A new critical approach to economic growth and how it is measured is needed.

Latin America is an important incubator of new approaches. Buen Vivir (the ‘good’ life) is a new concept of conceptualising success and fulfillment. Buen Vivir is firmly rooted in indigenous cosmologies and philosophies such as sumak kawsay of the Kichwa of the northwestern Amazon. These beliefs attach intrinsic value to nature, reject the western idea of development, and promote the peaceful coexistence of humans within its enlarged community, that is, alongside and NOT superior to nature.

Buen Vivir can be understood not as a prescription of measures but instead a reaction and outright critique of the established model of economic subjugation of the global south by wealthy northern Atlantic economies. This subjugation is based on the non-reciprocal extraction of resources from Latin America over hundreds of years to enrich the developed economies of North America and Europe.

The result has been increasing geographic inequalities and transactional relationships whereby environmental damage is inflicted on delicate ecosystems and cultures in Latin America to supply the factories and refineries of the West.

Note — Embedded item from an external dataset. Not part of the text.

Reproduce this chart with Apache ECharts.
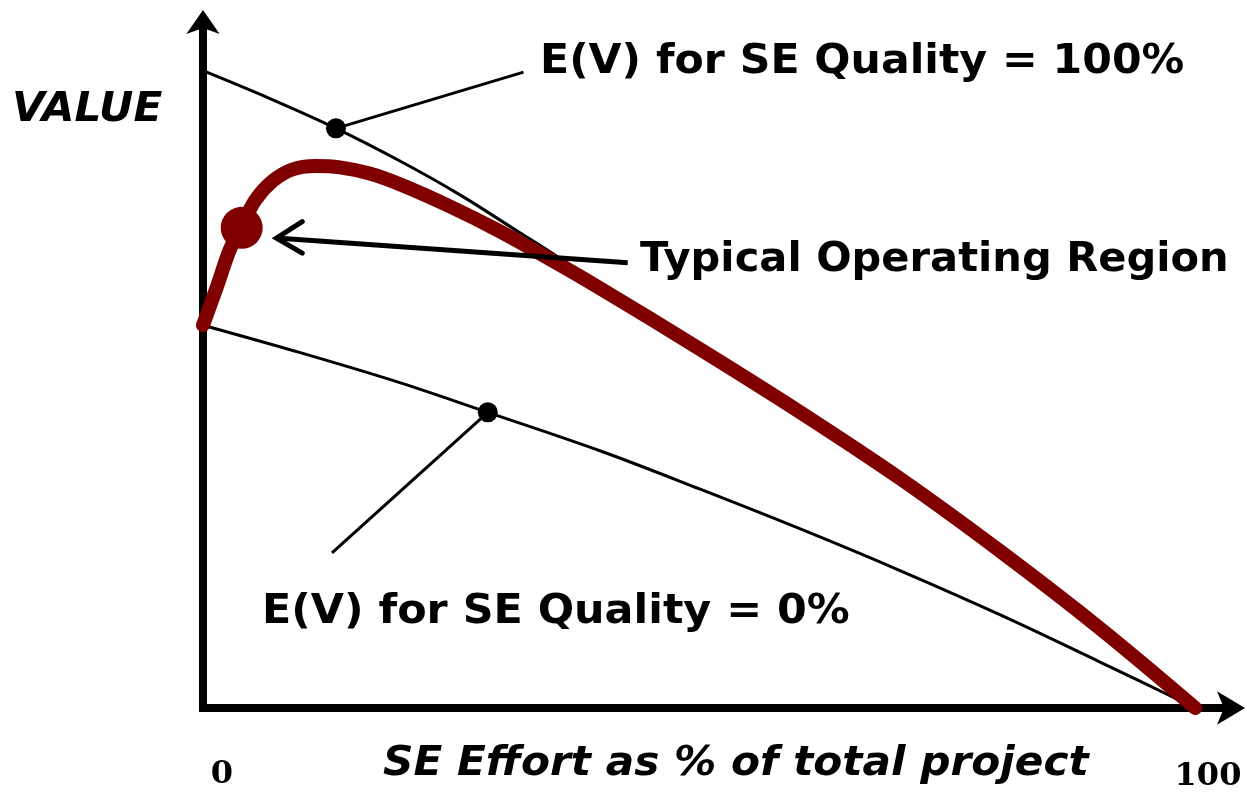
<!DOCTYPE html>
<html>
<head>
<meta charset="utf-8">
<title>SE Effort vs Value</title>
<script src="https://cdn.jsdelivr.net/npm/echarts@6/dist/echarts.min.js"></script>
<style>
  html, body { margin: 0; padding: 0; background: #fff; }
  #main { width: 1247px; height: 792px; }
</style>
</head>
<body>
<div id="main"></div>
<script>
// curve values (x = SE effort %, y = value)
let redX = [0, 1.4, 2.7, 3.9, 5.3, 7.0, 9.0, 11.3, 13.8, 16.8, 19.9, 24.9, 29.9, 35, 40, 50.1, 60.2, 70.3, 80.3, 90.4, 100]
let redY = [55.8, 61.4, 66.8, 70.3, 74.1, 76.8, 78.5, 79.0, 78.8, 77.9, 76.3, 73.1, 69.5, 65.4, 61.2, 52.3, 43.1, 33.4, 22.9, 11.6, 0]

let upperX = [0, 6.8, 13.4, 19.9, 25.9, 31.9, 35.9, 40, 50.1, 60.2, 70.3, 80.3, 90.4, 100]
let upperY = [92.9, 88.8, 84.5, 79.7, 74.8, 69.3, 65.6, 61.2, 52.3, 43.1, 33.4, 22.9, 11.6, 0]

let lowerX = [0, 9.8, 19.9, 28.7, 40, 50.1, 60.2, 70.3, 80.3, 90.4, 100]
let lowerY = [55.8, 51.8, 47.4, 43.1, 37.5, 31.9, 26.1, 20.0, 13.6, 6.7, 0]

// marked points
let upperDot = [13.4, 84.5]
let lowerDot = [28.7, 43.1]
let operatingDot = [3.9, 70.0]

// leader lines / arrow for the annotations
let upperLeader = [[13.4, 84.5], [32.3, 92.7]]
let lowerLeader = [[28.7, 43.1], [13, 22.6]]
let regionArrow = [[42.8, 64.9], [7.4, 68.5]]
let regionArrowHead = [[10.0, 70.9], [7.4, 68.5], [10.0, 66.3]]

let xTicks = ['0', '100']

function pairs(xs, ys) {
  return xs.map((x, i) => [x, ys[i]])
}

let chart = echarts.init(document.getElementById('main'))

let mainFont = 'bold 41px "DejaVu Sans"'
let titleFont = 'italic bold 41px "DejaVu Sans"'
let tickFont = 'bold 32px "DejaVu Serif"'

let thinLine = {
  type: 'line',
  showSymbol: false,
  symbol: 'none',
  silent: true,
  lineStyle: {color: '#000', width: 3}
}

chart.setOption({
  animation: false,
  grid: {left: 203, right: 14, top: 22, bottom: 84},
  xAxis: {
    type: 'value',
    min: 0,
    max: 103.8,
    splitLine: {show: false},
    axisTick: {show: false},
    axisLabel: {show: false},
    axisLine: {
      onZero: false,
      symbol: ['none', 'arrow'],
      symbolSize: [25, 28],
      symbolOffset: [0, 12],
      lineStyle: {color: '#000', width: 8, cap: 'square'}
    }
  },
  yAxis: {
    type: 'value',
    min: 0,
    max: 100,
    splitLine: {show: false},
    axisTick: {show: false},
    axisLabel: {show: false},
    axisLine: {
      symbol: ['none', 'arrow'],
      symbolSize: [25, 24],
      symbolOffset: [0, 12],
      lineStyle: {color: '#000', width: 8, cap: 'square'}
    }
  },
  series: [
    Object.assign({}, thinLine, {name: 'upper', smooth: 0.35, data: pairs(upperX, upperY), z: 2}),
    Object.assign({}, thinLine, {name: 'lower', smooth: 0.35, data: pairs(lowerX, lowerY), z: 2}),
    Object.assign({}, thinLine, {name: 'upperLeader', data: upperLeader, z: 2}),
    Object.assign({}, thinLine, {name: 'lowerLeader', data: lowerLeader, z: 2}),
    Object.assign({}, thinLine, {name: 'arrow', data: regionArrow, z: 4, lineStyle: {color: '#000', width: 5}}),
    Object.assign({}, thinLine, {name: 'arrowHead', data: regionArrowHead, z: 4,
      lineStyle: {color: '#000', width: 5, join: 'miter', cap: 'round'}}),
    {
      name: 'typical',
      type: 'line',
      smooth: 0.35,
      symbol: 'none',
      data: pairs(redX, redY),
      lineStyle: {color: '#800000', width: 14, cap: 'round'},
      z: 3
    },
    {
      name: 'dots',
      type: 'scatter',
      symbolSize: 20,
      itemStyle: {color: '#000', opacity: 1},
      data: [upperDot, lowerDot],
      z: 5
    },
    {
      name: 'operating',
      type: 'scatter',
      symbolSize: 42,
      itemStyle: {color: '#800000', opacity: 1},
      data: [operatingDot],
      z: 5
    }
  ],
  graphic: [
    {type: 'text', x: 540, y: 62, scaleX: 1.04, style: {text: 'E(V) for SE Quality = 100%', font: mainFont, fill: '#000', verticalAlign: 'middle'}},
    {type: 'text', x: 640, y: 260, scaleX: 1.015, style: {text: 'Typical Operating Region', font: mainFont, fill: '#000', verticalAlign: 'middle'}},
    {type: 'text', x: 262, y: 612, scaleX: 1.045, style: {text: 'E(V) for SE Quality = 0%', font: mainFont, fill: '#000', verticalAlign: 'middle'}},
    {type: 'text', x: 12, y: 110, scaleX: 1.03, style: {text: 'VALUE', font: titleFont, fill: '#000', verticalAlign: 'middle'}},
    {type: 'text', x: 383, y: 764, scaleX: 1.03, style: {text: 'SE Effort as % of total project', font: titleFont, fill: '#000', verticalAlign: 'middle'}},
    {type: 'text', x: 222, y: 775, style: {text: xTicks[0], font: tickFont, fill: '#000', align: 'center', verticalAlign: 'middle'}},
    {type: 'text', x: 1208, y: 777, style: {text: xTicks[1], font: tickFont, fill: '#000', align: 'center', verticalAlign: 'middle'}}
  ]
})
</script>
</body>
</html>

And so, Eduardo Gudynas, a leading scholar on the degrowth movement says that Buen Vivir ensures “people’s quality of life, in a broad sense that goes beyond material wellbeing and the individual, as well as beyond anthropocentrism, to include nature”. A new economic system that tears down the separation between mankind and nature, and values nature as the source of all life, in fact affords  humans a fulfilling, and more important, a sustainable future.

It is perfectly adequate to recognise that there is an issue with our current understanding of economic success, but what should be done instead?

We have seen interesting experiments across the world to find alternatives, including with the introduction of the Rights of Nature as a legislative device in Ecuador, but this, so far has been limited. When implementing this legal concept, there has been a large gap between rhetoric and reality. A more radical overhaul is needed, one which does not just recognise the Rights of Nature, but a legal structure that prioritises the health of the planet before anything else.

And afterall economics does matter; a fall in GDP does signify an impact on the lives and therefore wellbeing of individuals…

GDP is not a bad measure – it is an imperfect one. 

Our utilization of GDP is reflective of society’s tendency to prioritise the short term over the long term. Hopefully the Davos Agenda will provide the much needed start for system-change at the global and inter-governmental level.

With the shadow of the effects of climate change looming large, it is increasingly important for us to reconsider our responsibility not only to ourselves, but also our responsibility to our enlarged community.